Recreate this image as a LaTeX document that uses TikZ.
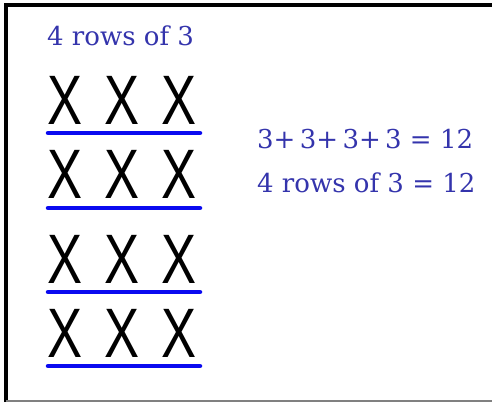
\documentclass[tikz,border=0pt]{standalone}
\usepackage{fontspec}
\setmainfont{DejaVu Serif}
\newfontfamily\xfont{Liberation Sans}
\definecolor{textblue}{RGB}{52,52,172}
\definecolor{lineblue}{RGB}{10,10,240}
\tikzset{
    label/.style={font=\fontsize{26}{30}\selectfont, text=textblue,
                  inner sep=0pt, anchor=base west},
    xrow/.style={font=\xfont\fontsize{70}{70}\selectfont, xscale=0.75,
                 inner sep=0pt, anchor=base},
    underline/.style={draw=lineblue, line width=4.5pt, line cap=round},
    frame/.style={line width=4pt},
}
\newcommand{\xxx}{X\hspace{29pt}X\hspace{29pt}X}

\begin{document}
\begin{tikzpicture}[x=1pt, y=-1pt]
    \path[use as bounding box] (0,0) rectangle (492,402);

    % frame, open on the right
    \draw[frame] (6,402) -- (6,5) -- (492,5);
    \draw[gray, line width=1.5pt] (6,401) -- (492,401);

    \node[label] (title) at (47,45) {4 rows of 3};

    \node[xrow] (row1) at (122,124) {\xxx};
    \node[xrow] (row2) at (122,198) {\xxx};
    \node[xrow] (row3) at (122,283) {\xxx};
    \node[xrow] (row4) at (122,357) {\xxx};

    \draw[underline] (48,133) -- (200,133);
    \draw[underline] (48,208) -- (200,208);
    \draw[underline] (48,292) -- (200,292);
    \draw[underline] (48,366) -- (200,366);

    \node[label] (sum) at (257,148) {3+\,3+\,3+\,3 = 12};
    \node[label] (product) at (257,192) {4 rows of 3 = 12};

\end{tikzpicture}
\end{document}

> **Job**: Retype each line of the listing above word for word. Exclude the pictures.

> **Exercise output**:
Recreate this image as a LaTeX document that uses TikZ.
\documentclass[tikz,border=0pt]{standalone}
\usepackage{fontspec}
\setmainfont{DejaVu Serif}
\newfontfamily\xfont{Liberation Sans}
\definecolor{textblue}{RGB}{52,52,172}
\definecolor{lineblue}{RGB}{10,10,240}
\tikzset{
    label/.style={font=\fontsize{26}{30}\selectfont, text=textblue,
                  inner sep=0pt, anchor=base west},
    xrow/.style={font=\xfont\fontsize{70}{70}\selectfont, xscale=0.75,
                 inner sep=0pt, anchor=base},
    underline/.style={draw=lineblue, line width=4.5pt, line cap=round},
    frame/.style={line width=4pt},
}
\newcommand{\xxx}{X\hspace{29pt}X\hspace{29pt}X}

\begin{document}
\begin{tikzpicture}[x=1pt, y=-1pt]
    \path[use as bounding box] (0,0) rectangle (492,402);

    % frame, open on the right
    \draw[frame] (6,402) -- (6,5) -- (492,5);
    \draw[gray, line width=1.5pt] (6,401) -- (492,401);

    \node[label] (title) at (47,45) {4 rows of 3};

    \node[xrow] (row1) at (122,124) {\xxx};
    \node[xrow] (row2) at (122,198) {\xxx};
    \node[xrow] (row3) at (122,283) {\xxx};
    \node[xrow] (row4) at (122,357) {\xxx};

    \draw[underline] (48,133) -- (200,133);
    \draw[underline] (48,208) -- (200,208);
    \draw[underline] (48,292) -- (200,292);
    \draw[underline] (48,366) -- (200,366);

    \node[label] (sum) at (257,148) {3+\,3+\,3+\,3 = 12};
    \node[label] (product) at (257,192) {4 rows of 3 = 12};

\end{tikzpicture}
\end{document}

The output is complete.